Why Swedish & Finnish Children Celebrate Easter by Dressing Up as Witches
Each year in Sweden and Finland, young children continue a centuries-old tradition marking the night that witches celebrated Sabbath with the devil before Jesus’s resurrection.
By Emma Cieslik
March 29, 2024 – As children in Värmland, Sweden, Fredrik Skott and his sister used to dress up as witches and travel from door-to-door to give letters filled with candy to their neighbors and friends. But the occasion wasn’t Halloween: It was Easter Eve.
Unlike the bunnies and egg baskets that many people associate with Easter, each year in Sweden and Finland, young children continue a centuries-old tradition marking the night that witches celebrated Sabbath with the devil before Jesus’s resurrection.
Dressed as Easter witches (påskkärringar)—and Easter trolls (påsktroll)—they go door-to-door wishing families “Glad Påsk.” The tradition varies slightly by region: While some communities celebrate on Easter Eve, others dress up on Maundy Thursday. Some children sing in exchange for candy while others give their neighbors letters filled with candy.
Skott, now a docent in Nordic folklore at the Institute for Language and Folklore in Gothenburg, has spent years studying the Swedish mumming tradition, which sheds light on the link between witchcraft and Easter as well as how beliefs about witches changed over time in Sweden.
The origins of Easter witches
There’s still some debate about exactly when the tradition began but scholars agree that it derives from Sweden’s spate of witch trials that spanned from 1668 to 1678—as well as a robust folklore around witches that had already taken root as early as the 1400s.

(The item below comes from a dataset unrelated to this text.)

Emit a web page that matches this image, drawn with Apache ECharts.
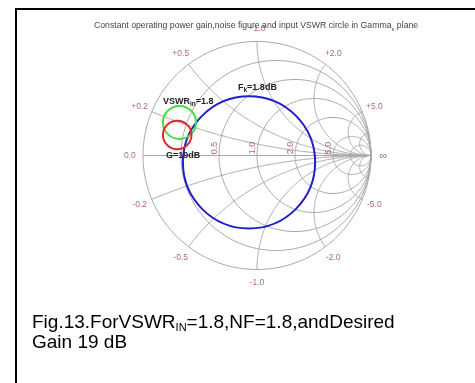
<!DOCTYPE html>
<html>
<head>
<meta charset="utf-8">
<script src="https://cdn.jsdelivr.net/npm/echarts@6/dist/echarts.min.js"></script>
<style>
  html, body { margin: 0; padding: 0; background: #fff; }
  #chart { width: 475px; height: 383px; }
</style>
</head>
<body>
<div id="chart"></div>
<script>
// Smith chart grid values
const resistanceValues = [0.2, 0.5, 1, 2, 5, 10];
const reactanceValues = [0.2, 0.5, 1, 2, 5, 10, -0.2, -0.5, -1, -2, -5, -10];
const resistanceLabels = ['0.5', '1.0', '2.0', '5.0'];
const reactanceLabels = ['+0.2', '+0.5', '+1.0', '+2.0', '+5.0', '-0.2', '-0.5', '-1.0', '-2.0', '-5.0'];

// Circles in the Gamma_s plane: [centre u, centre v, radius]
const noiseCircle = [-0.07, -0.06, 0.58];   // F_k = 1.8 dB
const vswrCircle = [-0.68, 0.29, 0.145];     // VSWR_in = 1.8
const gainCircle = [-0.70, 0.18, 0.125];     // G = 19 dB

const chart = echarts.init(document.getElementById('chart'));

const R = 114, CX = 257, CY = 155.5;

// polyline of a constant-resistance circle
function rCircle(r) {
  const c = r / (1 + r), rad = 1 / (1 + r), pts = [];
  for (let i = 0; i <= 240; i++) {
    const a = i / 240 * 2 * Math.PI;
    pts.push([c + rad * Math.cos(a), rad * Math.sin(a)]);
  }
  return pts;
}
// polyline of a constant-reactance arc inside the unit disc
function xArc(x) {
  const ax = Math.abs(x), sgn = x > 0 ? 1 : -1;
  const rad = 1 / ax;
  let end = Math.atan2((ax * ax - 1) / ax, -2);
  if (end >= -Math.PI / 2) end -= 2 * Math.PI;
  const start = -Math.PI / 2, n = 200, pts = [];
  for (let i = 0; i <= n; i++) {
    const a = start + (end - start) * i / n;
    pts.push([1 + rad * Math.cos(a), sgn * (rad + rad * Math.sin(a))]);
  }
  return pts;
}

const gridLines = [];
gridLines.push(rCircle(0));
resistanceValues.forEach(r => gridLines.push(rCircle(r)));
reactanceValues.forEach(x => gridLines.push(xArc(x)));
gridLines.push([[-1, 0], [1, 0]]);

const gridSeries = {
  type: 'custom',
  silent: true,
  clip: false,
  coordinateSystem: 'cartesian2d',
  data: gridLines.map((_, i) => [0, 0, i]),
  renderItem: function (params, api) {
    const pts = gridLines[params.dataIndex].map(p => api.coord(p));
    return { type: 'polyline', shape: { points: pts }, style: { stroke: '#a8a8a8', lineWidth: 1, fill: null } };
  },
  z: 1
};

function circleSeries(name, c, color, width) {
  return {
    type: 'custom',
    name: name,
    clip: false,
    coordinateSystem: 'cartesian2d',
    data: [c],
    renderItem: function (params, api) {
      const p = api.coord([api.value(0), api.value(1)]);
      const rr = api.size([api.value(2), 0])[0];
      return { type: 'circle', shape: { cx: p[0], cy: p[1], r: rr }, style: { stroke: color, lineWidth: width, fill: null } };
    },
    z: 5
  };
}

// reactance labels placed just outside the rim
const rimLabels = reactanceLabels.map(t => {
  const x = parseFloat(t);
  const th = 2 * Math.atan(1 / x);
  const k = 1.115;
  return { value: [k * Math.cos(th), k * Math.sin(th)], name: t };
});
rimLabels.push({ value: [-1.115, 0], name: '0.0' });
rimLabels.push({ value: [1.11, 0], name: '\u221e', label: { fontSize: 11 } });

const rimSeries = {
  type: 'scatter',
  symbolSize: 0,
  silent: true,
  clip: false,
  data: rimLabels,
  label: {
    show: true, position: 'inside', formatter: p => p.name,
    color: '#a04444', fontSize: 8.5, fontFamily: 'Liberation Sans, Arial'
  },
  z: 6
};

const axisLabelSeries = {
  type: 'scatter',
  symbolSize: 0,
  silent: true,
  clip: false,
  data: resistanceLabels.map(t => {
    const r = parseFloat(t);
    return { value: [(r - 1) / (r + 1), 0.01], name: t };
  }),
  label: {
    show: true, position: 'inside', formatter: p => p.name, rotate: 90,
    align: 'left', verticalAlign: 'bottom',
    color: '#a04444', fontSize: 9, fontFamily: 'Liberation Sans, Arial'
  },
  z: 6
};

const option = {
  animation: false,
  backgroundColor: '#ffffff',
  grid: { left: CX - R, top: CY - R, width: 2 * R, height: 2 * R, containLabel: false },
  xAxis: { type: 'value', min: -1, max: 1, show: false },
  yAxis: { type: 'value', min: -1, max: 1, show: false },
  series: [
    gridSeries,
    circleSeries('noise', noiseCircle, '#2020c8', 2),
    circleSeries('vswr', vswrCircle, '#44dd44', 2),
    circleSeries('gain', gainCircle, '#e02a2a', 2),
    rimSeries,
    axisLabelSeries
  ],
  graphic: [
    { type: 'line', shape: { x1: 15.5, y1: 9, x2: 475, y2: 9 }, style: { stroke: '#000', lineWidth: 2 } },
    { type: 'line', shape: { x1: 16, y1: 8, x2: 16, y2: 383 }, style: { stroke: '#000', lineWidth: 2 } },
    {
      type: 'text', x: 94, y: 20, z: 10,
      style: {
        text: '{a|Constant operating power gain,noise figure and input VSWR circle in Gamma}{s|s}{a| plane}',
        rich: {
          a: { fontSize: 8.7, fill: '#444', fontFamily: 'Liberation Sans, Arial' },
          s: { fontSize: 6, fill: '#444', fontFamily: 'Liberation Sans, Arial', padding: [6, 0, 0, 0] }
        }
      }
    },
    {
      type: 'text', x: 238, y: 82, z: 10,
      style: {
        text: '{b|F}{s|k}{b|=1.8dB}',
        rich: {
          b: { fontSize: 9, fontWeight: 'bold', fill: '#222', fontFamily: 'Liberation Sans, Arial' },
          s: { fontSize: 6.5, fontWeight: 'bold', fill: '#222', fontFamily: 'Liberation Sans, Arial', padding: [5, 0, 0, 0] }
        }
      }
    },
    {
      type: 'text', x: 163, y: 96, z: 10,
      style: {
        text: '{b|VSWR}{s|in}{b|=1.8}',
        rich: {
          b: { fontSize: 9, fontWeight: 'bold', fill: '#222', fontFamily: 'Liberation Sans, Arial' },
          s: { fontSize: 6.5, fontWeight: 'bold', fill: '#222', fontFamily: 'Liberation Sans, Arial', padding: [5, 0, 0, 0] }
        }
      }
    },
    {
      type: 'text', x: 166, y: 151, z: 10,
      style: { text: 'G=19dB', fontSize: 9, fontWeight: 'bold', fill: '#222', fontFamily: 'Liberation Sans, Arial' }
    },
    {
      type: 'text', x: 32, y: 313, z: 10,
      style: {
        text: '{c|Fig.13.ForVSWR}{i|IN}{c|=1.8,NF=1.8,andDesired}\n{c|Gain 19 dB}',
        rich: {
          c: { fontSize: 19, fill: '#000', fontFamily: 'Liberation Sans, Arial', lineHeight: 20 },
          i: { fontSize: 11, fill: '#000', fontFamily: 'Liberation Sans, Arial', padding: [10, 0, 0, 0], lineHeight: 20 }
        }
      }
    }
  ]
};
chart.setOption(option);
</script>
</body>
</html>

One of these ideas was the belief that witches flew to a fictitious location called Mount Blåkulla to celebrate the Black Sabbaths or Witches’ Sabbaths. In Mount Blåkulla, everything was upside down and backwards: old people grew young and people danced with their backs turned against each other. Folk stories held that the chaos of Blåkulla blurred into our world during the period between Maundy Thursday and Holy Saturday.

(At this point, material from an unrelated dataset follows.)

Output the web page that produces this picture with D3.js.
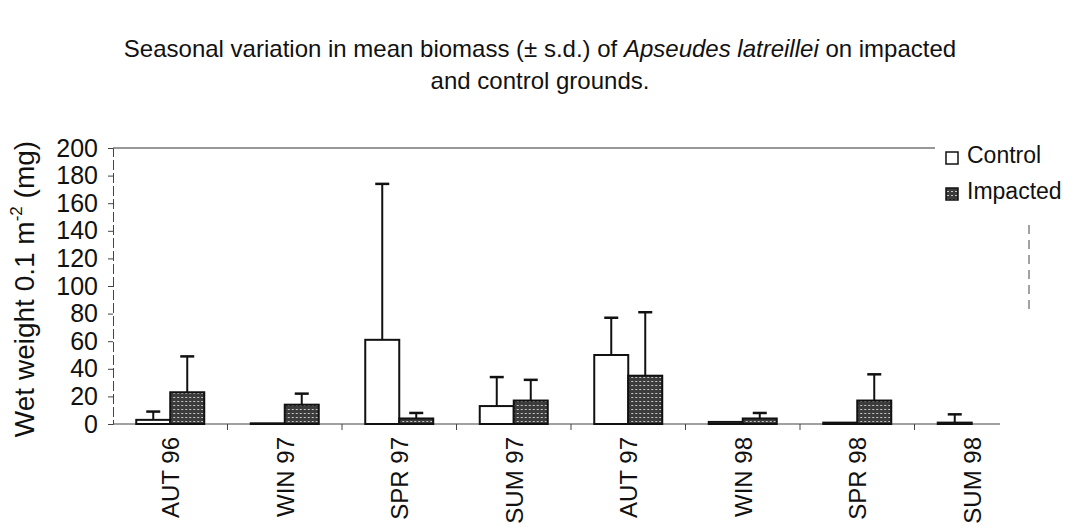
<!DOCTYPE html>
<html>
<head>
<meta charset="utf-8">
<script src="https://cdn.jsdelivr.net/npm/d3@7/dist/d3.min.js"></script>
<style>
  body { margin: 0; background: #fff; }
  svg { display: block; font-family: "Liberation Sans", Arial, sans-serif; }
</style>
</head>
<body>
<div id="chart"></div>
<script>
// seasons sampled
const seasons = ["AUT 96", "WIN 97", "SPR 97", "SUM 97", "AUT 97", "WIN 98", "SPR 98", "SUM 98"];
const seriesNames = ["Control", "Impacted"];

// mean wet weight (mg per 0.1 m2)
const controlMean = [3, 0.5, 61, 13, 50, 1.5, 1, 1];
const controlSd   = [6, 0, 113, 21, 27, 0, 0, 6];
const impactedMean = [23, 14, 4, 17, 35, 4, 17, 0];
const impactedSd   = [26, 8, 4, 15, 46, 4, 19, 0];

const yTicks = [0, 20, 40, 60, 80, 100, 120, 140, 160, 180, 200];

const width = 1077, height = 531;
const margin = {top: 148, right: 48, bottom: 107, left: 113};

const svg = d3.select("#chart").append("svg")
    .attr("width", width)
    .attr("height", height);

// fill for the impacted bars: dark grey with a light speckle
const defs = svg.append("defs");
const pat = defs.append("pattern")
    .attr("id", "hatch")
    .attr("patternUnits", "userSpaceOnUse")
    .attr("width", 4).attr("height", 4);
pat.append("rect").attr("width", 4).attr("height", 4).attr("fill", "#3c3c3c");
pat.append("rect").attr("x", 1).attr("y", 1).attr("width", 2).attr("height", 1).attr("fill", "#c8c8c8");

const x = d3.scaleBand()
    .domain(seasons)
    .range([margin.left, width - margin.right]);

const barW = 34;
const x1 = d3.scaleBand()
    .domain(seriesNames)
    .range([0, barW * 2]);

const y = d3.scaleLinear()
    .domain([0, 200])
    .range([height - margin.bottom, margin.top]);

// title
const title = svg.append("text")
    .attr("text-anchor", "middle")
    .attr("font-size", 24)
    .attr("fill", "#111");
const t1 = title.append("tspan").attr("x", 540).attr("y", 57);
t1.append("tspan").text("Seasonal variation in mean biomass (± s.d.) of ");
t1.append("tspan").attr("font-style", "italic").text("Apseudes latreillei");
t1.append("tspan").text(" on impacted");
title.append("tspan").attr("x", 540).attr("y", 89).text("and control grounds.");

// plot frame remnants (top line and partial right edge)
svg.append("line")
    .attr("x1", margin.left).attr("x2", 935)
    .attr("y1", y(200)).attr("y2", y(200))
    .attr("stroke", "#333").attr("stroke-width", 1.2);
svg.append("line")
    .attr("x1", width - margin.right).attr("x2", width - margin.right)
    .attr("y1", 225).attr("y2", 310)
    .attr("stroke", "#444").attr("stroke-dasharray", "9,6");

// y axis
const yAxis = svg.append("g")
    .attr("transform", `translate(${margin.left},0)`)
    .call(d3.axisLeft(y).tickValues(yTicks).tickSize(5).tickPadding(10));
yAxis.select(".domain").attr("stroke", "#444").attr("stroke-dasharray", "10,3");
yAxis.selectAll(".tick line").attr("stroke", "#444");
yAxis.selectAll(".tick text")
    .attr("font-size", 25)
    .attr("font-family", "Liberation Sans, Arial, sans-serif")
    .attr("fill", "#111");

// y label
const yl = svg.append("text")
    .attr("transform", `translate(34,${(y(0) + y(200)) / 2 + 3}) rotate(-90)`)
    .attr("text-anchor", "middle")
    .attr("font-size", 28)
    .attr("fill", "#111");
yl.append("tspan").text("Wet weight 0.1 m");
yl.append("tspan").attr("font-size", 17).attr("dy", -12).text("-2");
yl.append("tspan").attr("dy", 12).text(" (mg)");

// x axis line and ticks between the seasons
svg.append("line")
    .attr("x1", margin.left).attr("x2", 1000)
    .attr("y1", y(0)).attr("y2", y(0))
    .attr("stroke", "#444").attr("stroke-width", 1.2);
svg.append("g").selectAll("line")
    .data(seasons.slice(1))
    .join("line")
    .attr("x1", d => x(d)).attr("x2", d => x(d))
    .attr("y1", y(0)).attr("y2", y(0) + 6)
    .attr("stroke", "#444");

svg.append("g").selectAll("text")
    .data(seasons)
    .join("text")
    .attr("transform", d => `translate(${x(d) + x.bandwidth() / 2 + 9},${y(0) + 13}) rotate(-90)`)
    .attr("text-anchor", "end")
    .attr("font-size", 24)
    .attr("fill", "#111")
    .text(d => d);

// bars
const rows = seasons.map((s, i) => ({
    season: s,
    values: [
        {key: "Control", mean: controlMean[i], sd: controlSd[i]},
        {key: "Impacted", mean: impactedMean[i], sd: impactedSd[i]}
    ]
}));

const groups = svg.append("g").selectAll("g")
    .data(rows)
    .join("g")
    .attr("transform", d => `translate(${x(d.season) + (x.bandwidth() - barW * 2) / 2},0)`);

const bar = groups.selectAll("g")
    .data(d => d.values)
    .join("g");

// error bars (upper only)
bar.filter(d => d.sd > 0).append("line")
    .attr("x1", d => x1(d.key) + barW / 2).attr("x2", d => x1(d.key) + barW / 2)
    .attr("y1", d => y(d.mean)).attr("y2", d => y(d.mean + d.sd))
    .attr("stroke", "#111").attr("stroke-width", 2);
bar.filter(d => d.sd > 0).append("line")
    .attr("x1", d => x1(d.key) + barW / 2 - 7).attr("x2", d => x1(d.key) + barW / 2 + 7)
    .attr("y1", d => y(d.mean + d.sd)).attr("y2", d => y(d.mean + d.sd))
    .attr("stroke", "#111").attr("stroke-width", 2.5);

bar.append("rect")
    .attr("x", d => x1(d.key))
    .attr("width", barW)
    .attr("y", d => y(d.mean))
    .attr("height", d => y(0) - y(d.mean))
    .attr("fill", d => d.key === "Control" ? "#fff" : "url(#hatch)")
    .attr("stroke", "#111")
    .attr("stroke-width", 2);

// legend
const legend = svg.append("g").attr("transform", "translate(946,150)");
seriesNames.forEach((name, i) => {
    const g = legend.append("g").attr("transform", `translate(0,${i * 36})`);
    g.append("rect")
        .attr("width", 12).attr("height", 12)
        .attr("y", 2)
        .attr("fill", name === "Control" ? "#fff" : "url(#hatch)")
        .attr("stroke", "#111").attr("stroke-width", 1.5);
    g.append("text")
        .attr("x", 21).attr("y", 13)
        .attr("font-size", 23)
        .attr("fill", "#111")
        .text(name);
});
</script>
</body>
</html>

According to folklorist Per-Anders Östling, Sweden’s most famous witch trials began in 1668 after children spread rumors that they were taken by witches to Mount Blåkulla. Hundreds of women were accused and sentenced to death—and that fear of witches persisted well into the next century. Communities in southwest Sweden held huge bonfires and shuttered their doors before Easter to protect themselves and their children from witches.
(Behind the witch panics that killed thousands throughout history.)
Even though most scholars believe that the tradition of dressing as Easter witches didn’t begin until the early 20th century, after belief in witches waned in large cities, Skott’s research suggests that the practice began right around this time in the 18th century.
Skott points to the court records of Husby parish in Uppland, Sweden, where a farmhand accused a young woman named Anna Olofsdotter of witchcraft on October 3, 1747. One year earlier, three children in her parish had discovered “troll butter,” a slimy fungus associated with witches. They believed that by burning the troll butter, the witch who owned it would reveal herself.
According to the court records, Olofsdotter decided to play a joke on the children and farmhand, wearing an apron over her shoulders and draping her hair over her face. As the farmhand threw the fungus into the fire, she ran out screaming “it burns, it burns.” The farmhand began circulating rumors that Olofdotter was a witch, and she was brought to court on the charge of defamation. The court concluded she was not a witch.